## EXERCISE:
Exactly the lines from the start of the data below through the line that contains "Chart.register(...registerables);" are to be copied, with pictures left out.

◇ ◇ ◇ ◇ ◇

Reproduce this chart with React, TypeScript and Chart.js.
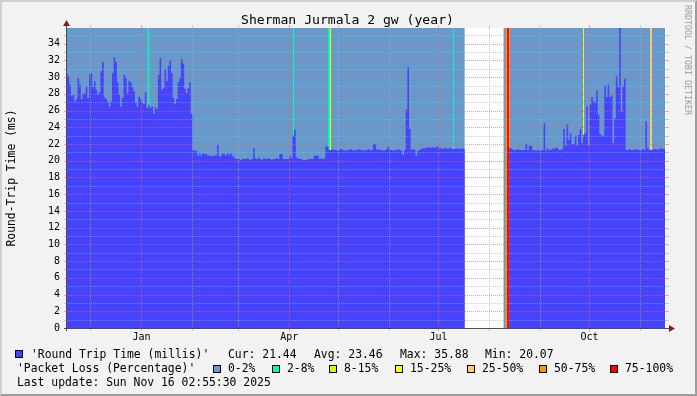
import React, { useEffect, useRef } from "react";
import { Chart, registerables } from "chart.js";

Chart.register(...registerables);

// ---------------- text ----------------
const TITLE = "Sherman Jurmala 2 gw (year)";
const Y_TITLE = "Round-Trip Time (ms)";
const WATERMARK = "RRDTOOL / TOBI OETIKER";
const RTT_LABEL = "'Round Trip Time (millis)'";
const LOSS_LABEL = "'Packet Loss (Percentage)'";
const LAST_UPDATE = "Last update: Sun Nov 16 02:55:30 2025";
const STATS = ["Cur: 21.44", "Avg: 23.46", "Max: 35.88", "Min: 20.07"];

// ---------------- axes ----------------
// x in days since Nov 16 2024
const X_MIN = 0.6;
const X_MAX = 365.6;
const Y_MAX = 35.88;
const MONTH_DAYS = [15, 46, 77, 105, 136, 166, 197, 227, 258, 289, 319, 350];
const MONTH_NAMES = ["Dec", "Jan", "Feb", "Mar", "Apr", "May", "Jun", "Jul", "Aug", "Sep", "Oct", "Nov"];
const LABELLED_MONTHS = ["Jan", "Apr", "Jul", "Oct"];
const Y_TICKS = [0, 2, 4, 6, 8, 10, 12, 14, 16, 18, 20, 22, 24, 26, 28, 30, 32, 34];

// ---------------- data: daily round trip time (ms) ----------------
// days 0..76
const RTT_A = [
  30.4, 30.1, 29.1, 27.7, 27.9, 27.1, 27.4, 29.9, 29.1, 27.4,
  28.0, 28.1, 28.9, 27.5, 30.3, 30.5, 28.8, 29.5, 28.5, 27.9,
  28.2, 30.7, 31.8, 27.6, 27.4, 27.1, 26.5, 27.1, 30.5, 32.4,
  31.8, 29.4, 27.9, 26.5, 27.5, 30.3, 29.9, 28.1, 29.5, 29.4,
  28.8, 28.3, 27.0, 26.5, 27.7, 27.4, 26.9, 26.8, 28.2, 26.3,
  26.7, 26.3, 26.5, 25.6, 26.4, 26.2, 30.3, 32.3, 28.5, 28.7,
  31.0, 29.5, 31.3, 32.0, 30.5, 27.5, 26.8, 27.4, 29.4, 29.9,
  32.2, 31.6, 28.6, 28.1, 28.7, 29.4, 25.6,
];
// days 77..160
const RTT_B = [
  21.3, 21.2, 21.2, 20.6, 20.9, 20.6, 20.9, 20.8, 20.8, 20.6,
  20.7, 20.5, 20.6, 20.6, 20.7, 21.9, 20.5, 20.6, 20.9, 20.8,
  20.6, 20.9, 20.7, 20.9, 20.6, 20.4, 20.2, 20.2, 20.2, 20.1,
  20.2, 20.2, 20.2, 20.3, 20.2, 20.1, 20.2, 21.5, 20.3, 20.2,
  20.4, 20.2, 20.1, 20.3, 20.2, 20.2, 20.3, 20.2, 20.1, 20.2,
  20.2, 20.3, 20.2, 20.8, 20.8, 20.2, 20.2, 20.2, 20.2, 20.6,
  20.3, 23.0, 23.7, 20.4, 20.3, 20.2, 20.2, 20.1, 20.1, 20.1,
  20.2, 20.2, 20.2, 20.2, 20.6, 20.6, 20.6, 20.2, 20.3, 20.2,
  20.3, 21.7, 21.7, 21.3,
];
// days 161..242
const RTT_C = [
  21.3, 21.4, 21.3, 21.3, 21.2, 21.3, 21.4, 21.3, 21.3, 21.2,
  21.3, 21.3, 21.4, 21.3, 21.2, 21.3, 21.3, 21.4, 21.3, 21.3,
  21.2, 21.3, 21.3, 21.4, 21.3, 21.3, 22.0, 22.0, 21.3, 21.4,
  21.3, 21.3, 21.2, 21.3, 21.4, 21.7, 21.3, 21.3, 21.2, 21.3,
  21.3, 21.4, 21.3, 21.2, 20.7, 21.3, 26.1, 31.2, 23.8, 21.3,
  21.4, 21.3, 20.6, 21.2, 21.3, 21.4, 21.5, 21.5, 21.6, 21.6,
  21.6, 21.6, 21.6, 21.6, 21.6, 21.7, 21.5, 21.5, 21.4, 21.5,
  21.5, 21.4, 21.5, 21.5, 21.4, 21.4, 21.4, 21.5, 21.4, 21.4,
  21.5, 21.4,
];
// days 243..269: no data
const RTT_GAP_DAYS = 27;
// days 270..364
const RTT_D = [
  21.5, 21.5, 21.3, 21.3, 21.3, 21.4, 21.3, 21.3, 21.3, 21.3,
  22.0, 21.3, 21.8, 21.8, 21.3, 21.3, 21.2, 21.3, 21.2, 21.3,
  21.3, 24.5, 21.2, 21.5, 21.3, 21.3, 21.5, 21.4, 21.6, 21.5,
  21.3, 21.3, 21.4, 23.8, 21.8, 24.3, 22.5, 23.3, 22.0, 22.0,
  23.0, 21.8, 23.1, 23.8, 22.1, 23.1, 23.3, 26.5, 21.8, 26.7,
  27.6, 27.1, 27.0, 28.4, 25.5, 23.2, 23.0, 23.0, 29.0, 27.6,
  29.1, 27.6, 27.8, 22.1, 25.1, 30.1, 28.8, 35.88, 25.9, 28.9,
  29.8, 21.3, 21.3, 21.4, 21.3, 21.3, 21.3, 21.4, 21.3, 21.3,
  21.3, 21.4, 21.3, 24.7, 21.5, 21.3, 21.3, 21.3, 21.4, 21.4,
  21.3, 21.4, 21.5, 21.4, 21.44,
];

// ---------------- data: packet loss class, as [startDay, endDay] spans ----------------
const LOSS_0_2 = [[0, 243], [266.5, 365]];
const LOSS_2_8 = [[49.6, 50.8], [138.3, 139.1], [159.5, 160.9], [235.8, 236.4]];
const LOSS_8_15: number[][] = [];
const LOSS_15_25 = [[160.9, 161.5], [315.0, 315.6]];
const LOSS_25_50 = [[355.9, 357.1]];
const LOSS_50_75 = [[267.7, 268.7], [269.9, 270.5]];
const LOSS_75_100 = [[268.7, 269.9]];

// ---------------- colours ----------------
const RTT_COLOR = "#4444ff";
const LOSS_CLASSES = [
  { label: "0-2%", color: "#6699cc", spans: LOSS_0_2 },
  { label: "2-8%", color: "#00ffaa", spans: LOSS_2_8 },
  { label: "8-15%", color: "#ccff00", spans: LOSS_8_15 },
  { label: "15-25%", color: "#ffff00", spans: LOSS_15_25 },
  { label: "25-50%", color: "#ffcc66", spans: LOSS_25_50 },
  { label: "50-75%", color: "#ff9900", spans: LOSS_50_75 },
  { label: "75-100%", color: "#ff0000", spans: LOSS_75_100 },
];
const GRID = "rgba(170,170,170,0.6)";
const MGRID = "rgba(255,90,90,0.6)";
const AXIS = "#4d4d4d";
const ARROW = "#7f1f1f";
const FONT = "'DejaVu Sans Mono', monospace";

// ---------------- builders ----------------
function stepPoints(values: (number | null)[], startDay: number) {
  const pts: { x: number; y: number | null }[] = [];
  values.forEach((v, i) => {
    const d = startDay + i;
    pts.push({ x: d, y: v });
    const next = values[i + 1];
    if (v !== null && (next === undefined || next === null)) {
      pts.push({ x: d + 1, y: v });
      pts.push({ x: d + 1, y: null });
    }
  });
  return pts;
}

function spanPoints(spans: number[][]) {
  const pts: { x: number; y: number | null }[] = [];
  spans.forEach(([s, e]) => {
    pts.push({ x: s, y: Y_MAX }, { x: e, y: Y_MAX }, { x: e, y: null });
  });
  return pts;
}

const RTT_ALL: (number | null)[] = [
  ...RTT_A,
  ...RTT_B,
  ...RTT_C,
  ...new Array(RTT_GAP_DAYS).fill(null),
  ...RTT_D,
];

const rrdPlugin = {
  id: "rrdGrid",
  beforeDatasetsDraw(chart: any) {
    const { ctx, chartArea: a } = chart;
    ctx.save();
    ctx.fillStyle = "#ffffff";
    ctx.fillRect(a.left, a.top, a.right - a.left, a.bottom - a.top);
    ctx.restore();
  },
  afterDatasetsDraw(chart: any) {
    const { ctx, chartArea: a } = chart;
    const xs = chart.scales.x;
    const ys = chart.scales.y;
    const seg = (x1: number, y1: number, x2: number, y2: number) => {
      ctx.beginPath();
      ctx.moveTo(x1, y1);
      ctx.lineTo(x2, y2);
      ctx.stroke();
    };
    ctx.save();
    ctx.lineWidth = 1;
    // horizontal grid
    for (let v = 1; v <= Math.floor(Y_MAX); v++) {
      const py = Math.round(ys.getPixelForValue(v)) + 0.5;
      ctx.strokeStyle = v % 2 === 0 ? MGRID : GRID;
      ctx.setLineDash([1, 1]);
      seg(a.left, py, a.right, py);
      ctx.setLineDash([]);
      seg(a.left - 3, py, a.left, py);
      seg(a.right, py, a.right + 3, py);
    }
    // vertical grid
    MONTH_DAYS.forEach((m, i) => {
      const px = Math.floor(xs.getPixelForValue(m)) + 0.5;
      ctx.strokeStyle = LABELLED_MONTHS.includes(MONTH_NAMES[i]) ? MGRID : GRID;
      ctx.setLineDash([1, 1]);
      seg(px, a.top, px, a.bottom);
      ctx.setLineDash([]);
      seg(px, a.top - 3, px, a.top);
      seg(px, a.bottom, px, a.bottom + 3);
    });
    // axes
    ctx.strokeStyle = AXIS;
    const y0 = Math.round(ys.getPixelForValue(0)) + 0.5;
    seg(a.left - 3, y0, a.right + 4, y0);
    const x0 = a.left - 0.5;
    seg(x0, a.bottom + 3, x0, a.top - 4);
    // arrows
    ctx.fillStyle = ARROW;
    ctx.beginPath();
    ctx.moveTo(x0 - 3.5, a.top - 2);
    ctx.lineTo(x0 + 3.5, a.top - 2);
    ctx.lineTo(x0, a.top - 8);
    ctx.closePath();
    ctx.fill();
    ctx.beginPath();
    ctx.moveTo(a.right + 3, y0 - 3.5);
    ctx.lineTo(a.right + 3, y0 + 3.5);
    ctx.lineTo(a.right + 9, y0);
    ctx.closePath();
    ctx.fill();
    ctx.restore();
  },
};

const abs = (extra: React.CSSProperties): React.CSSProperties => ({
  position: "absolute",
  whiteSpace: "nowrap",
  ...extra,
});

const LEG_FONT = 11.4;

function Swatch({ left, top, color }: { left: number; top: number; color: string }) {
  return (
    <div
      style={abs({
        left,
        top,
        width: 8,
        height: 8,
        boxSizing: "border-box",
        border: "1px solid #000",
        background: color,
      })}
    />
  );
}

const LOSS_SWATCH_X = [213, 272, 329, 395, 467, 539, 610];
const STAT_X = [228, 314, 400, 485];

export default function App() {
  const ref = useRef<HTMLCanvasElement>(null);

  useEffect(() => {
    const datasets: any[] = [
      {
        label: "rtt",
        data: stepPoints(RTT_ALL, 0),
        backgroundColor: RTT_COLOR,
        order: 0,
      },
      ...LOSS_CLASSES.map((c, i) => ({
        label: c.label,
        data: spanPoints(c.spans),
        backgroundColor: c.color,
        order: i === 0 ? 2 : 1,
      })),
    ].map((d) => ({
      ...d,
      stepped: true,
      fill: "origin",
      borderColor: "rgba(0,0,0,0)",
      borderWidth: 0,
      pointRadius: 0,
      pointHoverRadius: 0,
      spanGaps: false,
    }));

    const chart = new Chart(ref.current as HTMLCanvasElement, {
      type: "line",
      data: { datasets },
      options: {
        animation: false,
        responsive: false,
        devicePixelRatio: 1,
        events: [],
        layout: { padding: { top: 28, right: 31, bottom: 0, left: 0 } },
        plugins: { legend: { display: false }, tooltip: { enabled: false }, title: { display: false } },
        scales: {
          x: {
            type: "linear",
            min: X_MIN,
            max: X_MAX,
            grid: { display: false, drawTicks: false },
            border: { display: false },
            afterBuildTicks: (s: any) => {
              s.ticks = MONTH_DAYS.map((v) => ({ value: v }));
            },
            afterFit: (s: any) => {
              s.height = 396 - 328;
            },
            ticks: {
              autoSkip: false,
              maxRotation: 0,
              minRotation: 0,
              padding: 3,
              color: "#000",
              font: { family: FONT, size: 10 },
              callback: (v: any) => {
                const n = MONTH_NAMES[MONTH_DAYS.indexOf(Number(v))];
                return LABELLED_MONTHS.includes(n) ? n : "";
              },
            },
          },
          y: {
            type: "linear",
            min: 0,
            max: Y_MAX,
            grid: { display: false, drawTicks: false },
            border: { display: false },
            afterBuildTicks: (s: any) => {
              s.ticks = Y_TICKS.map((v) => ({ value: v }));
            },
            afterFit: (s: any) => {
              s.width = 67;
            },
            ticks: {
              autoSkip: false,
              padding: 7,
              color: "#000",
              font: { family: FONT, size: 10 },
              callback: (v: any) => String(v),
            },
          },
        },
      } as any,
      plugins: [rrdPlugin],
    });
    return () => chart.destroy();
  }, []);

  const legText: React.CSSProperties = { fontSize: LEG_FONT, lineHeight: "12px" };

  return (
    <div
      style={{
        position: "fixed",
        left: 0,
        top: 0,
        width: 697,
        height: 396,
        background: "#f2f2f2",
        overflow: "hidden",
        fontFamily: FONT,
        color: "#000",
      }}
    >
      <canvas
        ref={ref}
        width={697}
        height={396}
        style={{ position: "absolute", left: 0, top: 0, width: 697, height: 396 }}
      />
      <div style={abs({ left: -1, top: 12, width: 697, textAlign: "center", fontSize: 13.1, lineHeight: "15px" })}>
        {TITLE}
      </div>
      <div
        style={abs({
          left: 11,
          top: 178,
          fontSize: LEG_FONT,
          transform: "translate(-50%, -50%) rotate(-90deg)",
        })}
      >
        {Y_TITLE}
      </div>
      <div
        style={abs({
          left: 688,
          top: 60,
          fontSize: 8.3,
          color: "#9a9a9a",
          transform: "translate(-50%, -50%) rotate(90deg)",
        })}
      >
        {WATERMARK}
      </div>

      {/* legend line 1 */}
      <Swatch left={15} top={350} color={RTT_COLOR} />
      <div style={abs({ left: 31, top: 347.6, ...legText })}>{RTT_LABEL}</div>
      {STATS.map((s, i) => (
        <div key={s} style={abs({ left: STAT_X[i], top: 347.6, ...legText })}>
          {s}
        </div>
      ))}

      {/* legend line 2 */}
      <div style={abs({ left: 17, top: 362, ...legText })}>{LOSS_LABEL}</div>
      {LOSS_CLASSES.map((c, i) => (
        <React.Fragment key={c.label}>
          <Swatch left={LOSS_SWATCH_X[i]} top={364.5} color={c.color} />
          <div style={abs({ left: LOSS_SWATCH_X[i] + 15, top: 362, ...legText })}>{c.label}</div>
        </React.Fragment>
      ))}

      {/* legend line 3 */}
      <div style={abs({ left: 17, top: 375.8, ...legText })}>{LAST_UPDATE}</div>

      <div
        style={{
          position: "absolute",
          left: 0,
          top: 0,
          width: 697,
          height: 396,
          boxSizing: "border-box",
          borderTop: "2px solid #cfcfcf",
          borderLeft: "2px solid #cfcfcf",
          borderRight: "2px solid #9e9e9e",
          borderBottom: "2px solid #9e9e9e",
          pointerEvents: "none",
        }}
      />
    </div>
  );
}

◇ ◇ ◇ ◇ ◇

## THE RESULT:
Reproduce this chart with React, TypeScript and Chart.js.
import React, { useEffect, useRef } from "react";
import { Chart, registerables } from "chart.js";

Chart.register(...registerables);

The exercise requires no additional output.